Data section:
+ + + +
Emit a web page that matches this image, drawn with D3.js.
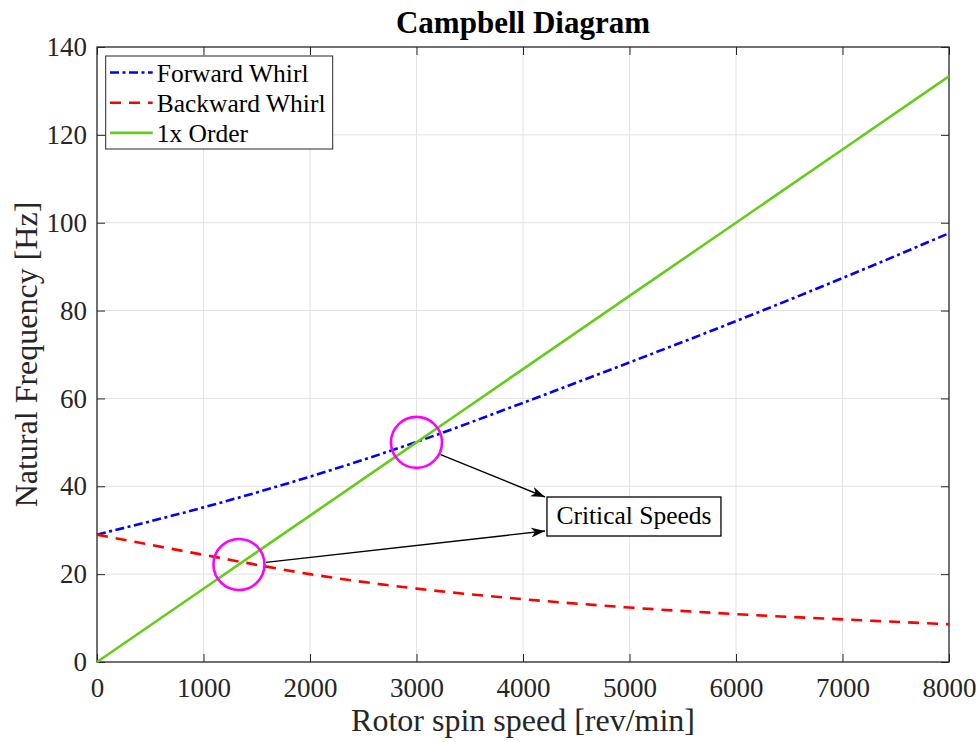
+ + + +
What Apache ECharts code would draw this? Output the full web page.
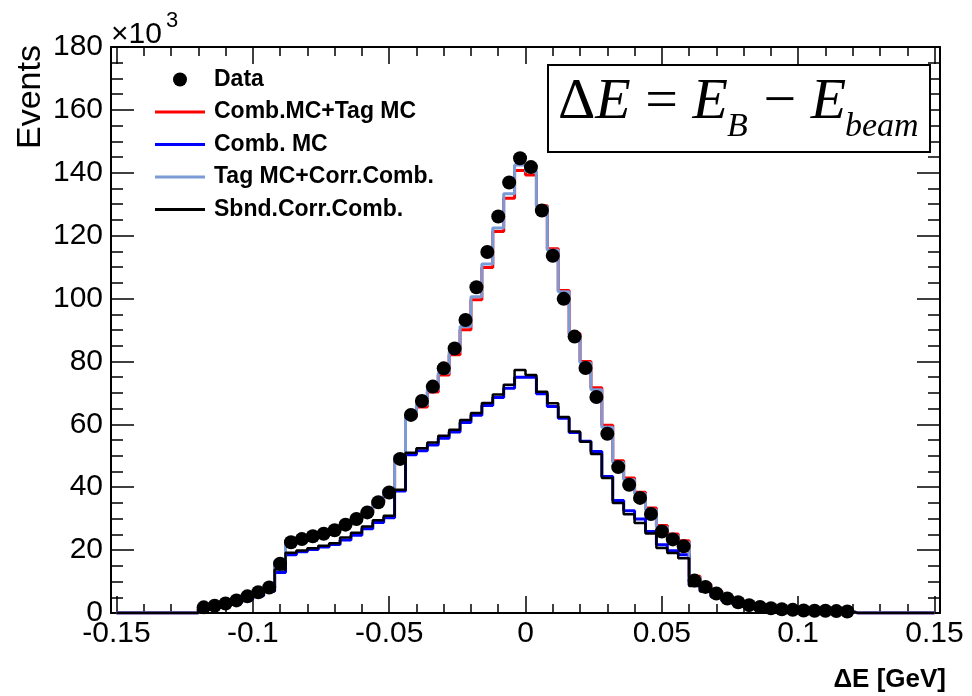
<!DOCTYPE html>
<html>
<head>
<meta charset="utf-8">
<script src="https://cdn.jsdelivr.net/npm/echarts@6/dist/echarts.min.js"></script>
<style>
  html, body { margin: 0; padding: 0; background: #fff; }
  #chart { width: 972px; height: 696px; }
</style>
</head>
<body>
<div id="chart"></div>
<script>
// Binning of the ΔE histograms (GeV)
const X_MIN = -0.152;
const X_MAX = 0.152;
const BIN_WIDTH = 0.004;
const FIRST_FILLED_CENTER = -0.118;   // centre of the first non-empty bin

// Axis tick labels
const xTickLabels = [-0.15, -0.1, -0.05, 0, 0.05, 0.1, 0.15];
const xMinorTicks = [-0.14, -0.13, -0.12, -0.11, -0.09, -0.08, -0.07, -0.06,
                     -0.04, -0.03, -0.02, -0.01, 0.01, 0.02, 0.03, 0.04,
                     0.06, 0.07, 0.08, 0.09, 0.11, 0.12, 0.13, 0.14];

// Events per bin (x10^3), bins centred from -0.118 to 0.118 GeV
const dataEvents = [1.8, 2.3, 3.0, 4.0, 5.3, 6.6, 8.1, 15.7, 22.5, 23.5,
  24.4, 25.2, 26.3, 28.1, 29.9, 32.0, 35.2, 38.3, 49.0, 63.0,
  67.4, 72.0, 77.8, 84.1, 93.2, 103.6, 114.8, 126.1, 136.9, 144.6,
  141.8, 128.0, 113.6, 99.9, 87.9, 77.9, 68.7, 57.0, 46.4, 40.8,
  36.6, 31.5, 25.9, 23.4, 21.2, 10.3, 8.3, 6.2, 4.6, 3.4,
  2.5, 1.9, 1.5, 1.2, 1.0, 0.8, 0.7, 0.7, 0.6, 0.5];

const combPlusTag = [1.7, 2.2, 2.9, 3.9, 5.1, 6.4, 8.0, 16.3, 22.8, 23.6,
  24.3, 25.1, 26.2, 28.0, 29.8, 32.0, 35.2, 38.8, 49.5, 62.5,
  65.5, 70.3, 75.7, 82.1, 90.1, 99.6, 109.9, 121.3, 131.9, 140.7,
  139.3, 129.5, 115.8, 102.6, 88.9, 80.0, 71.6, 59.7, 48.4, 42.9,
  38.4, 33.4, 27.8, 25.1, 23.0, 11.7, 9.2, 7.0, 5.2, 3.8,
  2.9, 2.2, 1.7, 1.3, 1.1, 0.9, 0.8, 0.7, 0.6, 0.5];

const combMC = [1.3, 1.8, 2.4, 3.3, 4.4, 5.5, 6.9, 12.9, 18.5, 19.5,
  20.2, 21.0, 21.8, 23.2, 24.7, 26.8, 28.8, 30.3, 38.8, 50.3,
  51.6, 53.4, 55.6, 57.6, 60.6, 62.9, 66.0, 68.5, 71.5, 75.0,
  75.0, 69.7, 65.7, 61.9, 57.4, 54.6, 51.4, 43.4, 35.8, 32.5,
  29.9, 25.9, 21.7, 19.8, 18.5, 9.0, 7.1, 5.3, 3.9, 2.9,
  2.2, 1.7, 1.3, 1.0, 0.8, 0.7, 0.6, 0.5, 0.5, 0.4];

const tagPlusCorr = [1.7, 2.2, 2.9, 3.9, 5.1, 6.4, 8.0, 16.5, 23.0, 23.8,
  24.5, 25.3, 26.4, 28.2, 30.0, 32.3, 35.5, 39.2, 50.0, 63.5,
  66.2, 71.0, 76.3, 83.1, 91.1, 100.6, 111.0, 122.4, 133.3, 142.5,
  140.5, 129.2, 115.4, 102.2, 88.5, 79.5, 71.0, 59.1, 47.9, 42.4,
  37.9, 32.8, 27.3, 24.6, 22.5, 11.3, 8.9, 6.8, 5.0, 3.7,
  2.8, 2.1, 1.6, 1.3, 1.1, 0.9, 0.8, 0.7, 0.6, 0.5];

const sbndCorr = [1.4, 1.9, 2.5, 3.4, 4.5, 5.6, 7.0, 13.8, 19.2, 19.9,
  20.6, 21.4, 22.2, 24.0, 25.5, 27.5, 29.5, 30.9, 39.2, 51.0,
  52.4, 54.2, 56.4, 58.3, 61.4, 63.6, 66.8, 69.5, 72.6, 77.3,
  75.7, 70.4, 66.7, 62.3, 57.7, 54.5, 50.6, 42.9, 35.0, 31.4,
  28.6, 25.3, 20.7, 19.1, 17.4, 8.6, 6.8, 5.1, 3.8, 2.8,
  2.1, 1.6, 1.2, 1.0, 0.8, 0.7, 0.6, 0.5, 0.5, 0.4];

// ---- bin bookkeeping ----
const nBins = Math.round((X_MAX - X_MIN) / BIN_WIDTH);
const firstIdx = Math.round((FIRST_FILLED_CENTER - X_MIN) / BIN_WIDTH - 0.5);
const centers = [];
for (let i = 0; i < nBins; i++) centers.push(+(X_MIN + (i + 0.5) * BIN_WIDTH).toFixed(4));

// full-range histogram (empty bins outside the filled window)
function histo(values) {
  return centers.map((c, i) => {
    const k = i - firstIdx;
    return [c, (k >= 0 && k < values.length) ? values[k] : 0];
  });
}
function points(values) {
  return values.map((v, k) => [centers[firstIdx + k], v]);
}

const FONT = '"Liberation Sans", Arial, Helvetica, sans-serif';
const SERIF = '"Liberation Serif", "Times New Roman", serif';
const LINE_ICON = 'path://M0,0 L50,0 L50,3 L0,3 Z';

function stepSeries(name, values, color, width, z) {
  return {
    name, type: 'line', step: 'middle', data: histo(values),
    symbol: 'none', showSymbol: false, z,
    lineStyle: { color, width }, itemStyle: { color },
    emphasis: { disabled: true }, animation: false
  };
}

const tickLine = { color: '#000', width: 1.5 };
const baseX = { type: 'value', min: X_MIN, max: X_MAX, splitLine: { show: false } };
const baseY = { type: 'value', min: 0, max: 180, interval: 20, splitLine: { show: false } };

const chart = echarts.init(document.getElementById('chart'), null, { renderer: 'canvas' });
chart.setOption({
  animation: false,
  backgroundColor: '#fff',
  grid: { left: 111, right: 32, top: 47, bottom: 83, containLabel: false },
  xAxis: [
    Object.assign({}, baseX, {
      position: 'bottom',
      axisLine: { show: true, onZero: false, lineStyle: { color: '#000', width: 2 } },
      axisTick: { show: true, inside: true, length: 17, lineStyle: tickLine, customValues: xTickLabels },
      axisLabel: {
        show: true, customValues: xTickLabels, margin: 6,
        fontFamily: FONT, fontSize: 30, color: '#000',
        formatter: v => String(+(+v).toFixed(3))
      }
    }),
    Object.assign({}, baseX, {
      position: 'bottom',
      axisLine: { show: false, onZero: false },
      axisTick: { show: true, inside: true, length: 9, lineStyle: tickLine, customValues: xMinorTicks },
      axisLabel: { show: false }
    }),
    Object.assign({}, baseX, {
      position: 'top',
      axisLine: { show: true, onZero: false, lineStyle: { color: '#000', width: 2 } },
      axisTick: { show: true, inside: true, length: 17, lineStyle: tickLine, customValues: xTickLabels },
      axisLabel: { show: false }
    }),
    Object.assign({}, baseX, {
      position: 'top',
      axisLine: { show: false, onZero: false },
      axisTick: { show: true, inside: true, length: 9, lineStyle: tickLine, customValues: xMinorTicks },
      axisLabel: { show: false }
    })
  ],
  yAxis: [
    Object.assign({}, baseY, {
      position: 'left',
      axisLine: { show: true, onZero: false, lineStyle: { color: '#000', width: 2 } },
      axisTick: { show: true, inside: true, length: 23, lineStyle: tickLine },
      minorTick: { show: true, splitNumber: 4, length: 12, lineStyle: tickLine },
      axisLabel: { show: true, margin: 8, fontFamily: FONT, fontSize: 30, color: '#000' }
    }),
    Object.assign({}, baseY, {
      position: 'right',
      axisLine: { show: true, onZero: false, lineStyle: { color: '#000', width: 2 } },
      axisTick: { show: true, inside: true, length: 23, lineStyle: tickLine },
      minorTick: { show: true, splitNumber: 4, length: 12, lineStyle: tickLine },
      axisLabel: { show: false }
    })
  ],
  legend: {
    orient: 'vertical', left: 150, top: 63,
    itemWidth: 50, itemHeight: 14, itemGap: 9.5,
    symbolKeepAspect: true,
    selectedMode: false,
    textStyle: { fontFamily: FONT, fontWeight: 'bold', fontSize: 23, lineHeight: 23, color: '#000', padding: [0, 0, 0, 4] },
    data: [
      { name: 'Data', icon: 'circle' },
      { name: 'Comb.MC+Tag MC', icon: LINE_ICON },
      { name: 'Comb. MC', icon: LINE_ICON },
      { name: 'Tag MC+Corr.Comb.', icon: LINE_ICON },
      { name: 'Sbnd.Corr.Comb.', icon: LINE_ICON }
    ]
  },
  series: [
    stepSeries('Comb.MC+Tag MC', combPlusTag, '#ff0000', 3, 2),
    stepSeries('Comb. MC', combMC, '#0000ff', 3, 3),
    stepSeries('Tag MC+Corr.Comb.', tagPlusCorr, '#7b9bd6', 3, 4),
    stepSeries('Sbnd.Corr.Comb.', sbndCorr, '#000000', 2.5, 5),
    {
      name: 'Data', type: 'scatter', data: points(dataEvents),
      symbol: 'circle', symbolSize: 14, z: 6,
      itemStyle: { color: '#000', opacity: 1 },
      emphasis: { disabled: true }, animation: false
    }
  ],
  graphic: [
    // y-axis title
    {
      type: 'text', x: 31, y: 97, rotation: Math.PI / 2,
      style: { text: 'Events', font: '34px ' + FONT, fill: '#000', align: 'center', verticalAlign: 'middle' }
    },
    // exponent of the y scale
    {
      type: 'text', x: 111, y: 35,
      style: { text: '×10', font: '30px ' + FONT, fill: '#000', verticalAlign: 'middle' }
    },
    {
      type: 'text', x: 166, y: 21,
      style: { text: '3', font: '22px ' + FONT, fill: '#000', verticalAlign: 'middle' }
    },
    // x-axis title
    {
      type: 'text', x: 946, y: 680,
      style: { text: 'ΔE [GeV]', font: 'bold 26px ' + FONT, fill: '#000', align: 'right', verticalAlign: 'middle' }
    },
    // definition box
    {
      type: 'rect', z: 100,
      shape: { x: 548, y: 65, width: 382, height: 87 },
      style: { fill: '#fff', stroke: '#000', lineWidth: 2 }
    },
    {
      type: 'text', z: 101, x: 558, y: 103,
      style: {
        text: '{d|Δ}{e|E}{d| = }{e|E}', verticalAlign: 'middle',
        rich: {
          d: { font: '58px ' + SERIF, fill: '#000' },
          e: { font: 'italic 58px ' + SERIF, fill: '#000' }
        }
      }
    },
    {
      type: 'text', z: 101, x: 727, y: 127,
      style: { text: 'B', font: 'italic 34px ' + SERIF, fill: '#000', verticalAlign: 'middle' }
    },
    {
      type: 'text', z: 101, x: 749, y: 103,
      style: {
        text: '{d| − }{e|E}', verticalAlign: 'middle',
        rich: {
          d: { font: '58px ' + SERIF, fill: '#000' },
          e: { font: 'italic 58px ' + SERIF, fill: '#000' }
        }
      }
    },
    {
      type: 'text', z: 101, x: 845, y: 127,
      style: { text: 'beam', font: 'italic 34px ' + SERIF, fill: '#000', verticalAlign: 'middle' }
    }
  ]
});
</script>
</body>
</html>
+ + + +
Omit all pictures, then copy the lines between the ones holding "What Apache ECharts" and "0.06, 0.07, 0.08, 0.09, 0.11, 0.12, 0.13, 0.14];", inclusive.

Complete output:
What Apache ECharts code would draw this? Output the full web page.
<!DOCTYPE html>
<html>
<head>
<meta charset="utf-8">
<script src="https://cdn.jsdelivr.net/npm/echarts@6/dist/echarts.min.js"></script>
<style>
  html, body { margin: 0; padding: 0; background: #fff; }
  #chart { width: 972px; height: 696px; }
</style>
</head>
<body>
<div id="chart"></div>
<script>
// Binning of the ΔE histograms (GeV)
const X_MIN = -0.152;
const X_MAX = 0.152;
const BIN_WIDTH = 0.004;
const FIRST_FILLED_CENTER = -0.118;   // centre of the first non-empty bin

// Axis tick labels
const xTickLabels = [-0.15, -0.1, -0.05, 0, 0.05, 0.1, 0.15];
const xMinorTicks = [-0.14, -0.13, -0.12, -0.11, -0.09, -0.08, -0.07, -0.06,
                     -0.04, -0.03, -0.02, -0.01, 0.01, 0.02, 0.03, 0.04,
                     0.06, 0.07, 0.08, 0.09, 0.11, 0.12, 0.13, 0.14];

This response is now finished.